Load Operations

LoadBase

class tiny_blocks.load.base.LoadBase(*, uuid: UUID = None, name: str, version: str = 'v1', description: str = None)

Load Base Block

All blocks inheriting the LoadBase class must implement the exhaust method.

exhaust(source: Iterator[DataFrame])

Implement the exhaustion of the incoming iterator.

It is the end of the Pipe.

ToCSV

class tiny_blocks.load.to_csv.ToCSV(*, uuid: UUID = None, name: Literal['to_csv'] = 'to_csv', version: str = 'v1', description: str = None, kwargs: KwargsToCSV = KwargsToCSV(sep='|', na_rep=None, float_format=None, columns=None, header=True, index=False, index_label=None, mode=None, encoding=None, compression='infer', quoting=None, quotechar=None, line_terminator=None, chunksize=1000, date_format=None, doublequote=None, escapechar=None, decimal=None, errors=None, storage_options=None), path: pathlib.Path | pydantic.networks.AnyUrl)

Write CSV Block. Defines the load to CSV Operation

Basic example:
>>> from tiny_blocks.load import ToCSV
>>> from tiny_blocks.extract import FromCSV
>>>
>>> from_csv = FromCSV(path="path/to/source.csv")
>>> to_csv = ToCSV(path="path/to/sink.csv")
>>>
>>> generator = from_csv.get_iter()
>>> to_csv.exhaust(generator)

See info about Kwargs: https://pandas.pydata.org/docs/reference/api/pandas.to_csv.html

ToSQL

class tiny_blocks.load.to_sql.ToSQL(*, uuid: UUID = None, name: Literal['to_sql'] = 'to_sql', version: str = 'v1', description: str = None, dsn_conn: str, table_name: str, kwargs: KwargsToSQL = KwargsToSQL(schma=None, if_exists='append', index=False, index_label=None, dtype=None, chunksize=1000, method=None))

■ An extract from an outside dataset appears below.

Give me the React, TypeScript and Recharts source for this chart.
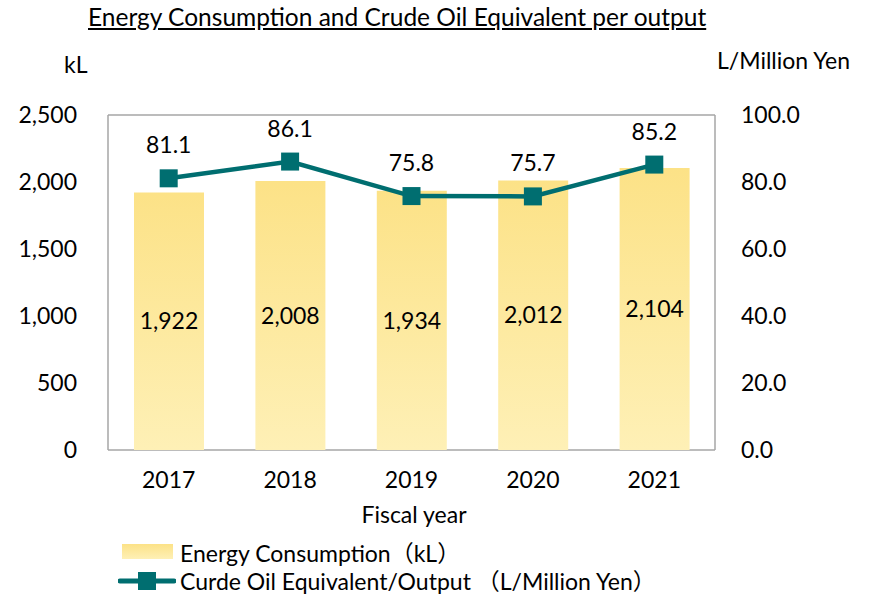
import React from 'react';
import {
  ComposedChart, Bar, Line, XAxis, YAxis, CartesianGrid, LabelList,
} from 'recharts';

const years = ['2017', '2018', '2019', '2020', '2021'];
const energyKl = [1922, 2008, 1934, 2012, 2104];
const oilPerOutput = [81.1, 86.1, 75.8, 75.7, 85.2];
const leftTicks = [0, 500, 1000, 1500, 2000, 2500];
const rightTicks = [0, 20, 40, 60, 80, 100];

const FONT = 'Lato, Carlito, "Noto Sans CJK JP", sans-serif';
const TEAL = '#006E70';
const FS = 23;

const data = years.map((y, i) => ({ year: y, energy: energyKl[i], oil: oilPerOutput[i] }));

const tickStyle = { fontSize: FS, fill: '#000', fontFamily: FONT };

const SquareDot = (props: any) => {
  const { cx, cy } = props;
  if (cx == null || cy == null) return null;
  return <rect x={cx - 9} y={cy - 9} width={18} height={18} fill={TEAL} />;
};

export default function App() {
  return (
    <div style={{ position: 'absolute', left: 0, top: 0, width: 869, height: 595, background: '#fff', fontFamily: FONT, overflow: 'hidden' }}>
      <div style={{ position: 'absolute', left: 88, top: 2, fontSize: 24.5, textDecoration: 'underline', whiteSpace: 'nowrap' }}>
        Energy Consumption and Crude Oil Equivalent per output
      </div>
      <div style={{ position: 'absolute', left: 64, top: 50, fontSize: FS }}>kL</div>
      <div style={{ position: 'absolute', left: 717, top: 46, fontSize: FS, whiteSpace: 'nowrap' }}>L/Million Yen</div>
      <div style={{ position: 'absolute', left: 0, width: 828, top: 500, fontSize: FS, textAlign: 'center' }}>Fiscal year</div>

      <ComposedChart
        width={869}
        height={595}
        data={data}
        margin={{ top: 115, right: 84, bottom: 115, left: 48 }}
        style={{ position: 'absolute', left: 0, top: 0 }}
      >
        <defs>
          <linearGradient id="barFill" x1="0" y1="0" x2="0" y2="1">
            <stop offset="0%" stopColor="#FCE287" />
            <stop offset="100%" stopColor="#FEF0B6" />
          </linearGradient>
        </defs>
        <CartesianGrid
          stroke="#A6A6A6"
          strokeWidth={1.5}
          verticalCoordinatesGenerator={({ offset }: any) => [offset.left, offset.left + offset.width]}
        />
        <XAxis
          dataKey="year"
          height={30}
          axisLine={false}
          tickLine={false}
          tickSize={0}
          tickMargin={22}
          tick={tickStyle}
        />
        <YAxis
          yAxisId="left"
          width={60}
          domain={[0, 2500]}
          ticks={leftTicks}
          axisLine={false}
          tickLine={false}
          tickSize={0}
          tickMargin={31}
          tick={tickStyle}
          tickFormatter={(v: number) => v.toLocaleString('en-US')}
          interval={0}
        />
        <YAxis
          yAxisId="right"
          orientation="right"
          width={70}
          domain={[0, 100]}
          ticks={rightTicks}
          axisLine={false}
          tickLine={false}
          tickSize={0}
          tickMargin={26}
          tick={tickStyle}
          tickFormatter={(v: number) => v.toFixed(1)}
          interval={0}
        />
        <Bar yAxisId="left" dataKey="energy" fill="url(#barFill)" barSize={70} isAnimationActive={false}>
          <LabelList
            dataKey="energy"
            position="center"
            formatter={(v: any) => Number(v).toLocaleString('en-US')}
            style={{ fontSize: FS, fill: '#000', fontFamily: FONT }}
          />
        </Bar>
        <Line
          yAxisId="right"
          dataKey="oil"
          stroke={TEAL}
          strokeWidth={4.5}
          dot={<SquareDot />}
          activeDot={false}
          isAnimationActive={false}
        >
          <LabelList
            dataKey="oil"
            position="top"
            offset={25}
            formatter={(v: any) => Number(v).toFixed(1)}
            style={{ fontSize: FS, fill: '#000', fontFamily: FONT }}
          />
        </Line>
      </ComposedChart>

      <div style={{ position: 'absolute', left: 122, top: 544, width: 51, height: 15, background: 'linear-gradient(#FCE287, #FEF0B6)' }} />
      <div style={{ position: 'absolute', left: 180, top: 535, fontSize: FS, whiteSpace: 'nowrap' }}>Energy Consumption（kL）</div>
      <svg style={{ position: 'absolute', left: 118, top: 569 }} width={58} height={24}>
        <line x1={2} y1={12} x2={56} y2={12} stroke={TEAL} strokeWidth={5} strokeLinecap="round" />
        <rect x={20} y={3} width={18} height={18} fill={TEAL} />
      </svg>
      <div style={{ position: 'absolute', left: 180, top: 563, fontSize: FS, whiteSpace: 'nowrap' }}>Curde Oil Equivalent/Output （L/Million Yen）</div>
    </div>
  );
}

Load SQL Block. Defines the Loading operation to a SQL Database

Basic example:
>>> from tiny_blocks.extract import FromSQLTable
>>> from tiny_blocks.load import ToSQL
>>>
>>> str_conn = "postgresql+psycopg2://user:pass@postgres:5432/db"
>>> from_sql = FromSQLTable(dsn_conn=str_conn, table_name="source")
>>> to_sql = ToSQL(dsn_conn=str_conn, table_name="sink")
>>>
>>> generator = from_sql.get_iter()
>>> to_sql.exhaust(generator)

For more Kwargs info: https://pandas.pydata.org/docs/reference/api/pandas.DataFrame.to_sql.html

connect_db() Connection

Opens a DB transaction. Yields a connection to Database defined in dsn_conn.

Parameters set on the connection are:
  • autocommit mode set to True.

  • Connection mode stream_results set as True.

ToKafka

class tiny_blocks.load.to_kafka.ToKafka(*, uuid: UUID = None, name: Literal['to_kafka'] = 'to_kafka', version: str = 'v1', description: str = None, kwargs: KwargsToKafka = KwargsToKafka(consumer_timeout=1000), topic: str, group_id: str, bootstrap_servers: List[str])

Write CSV Block. Defines the load to CSV Operation

kafka_producer() KafkaProducer

Yields a Producer.

Parameters set on the connection are:
  • group_id.

  • bootstrap_servers. List of server strings.

  • auto_offset_reset is set to True.

  • enable_auto_commit is set to True.

  • consumer_timeout_ms by default to 1 second.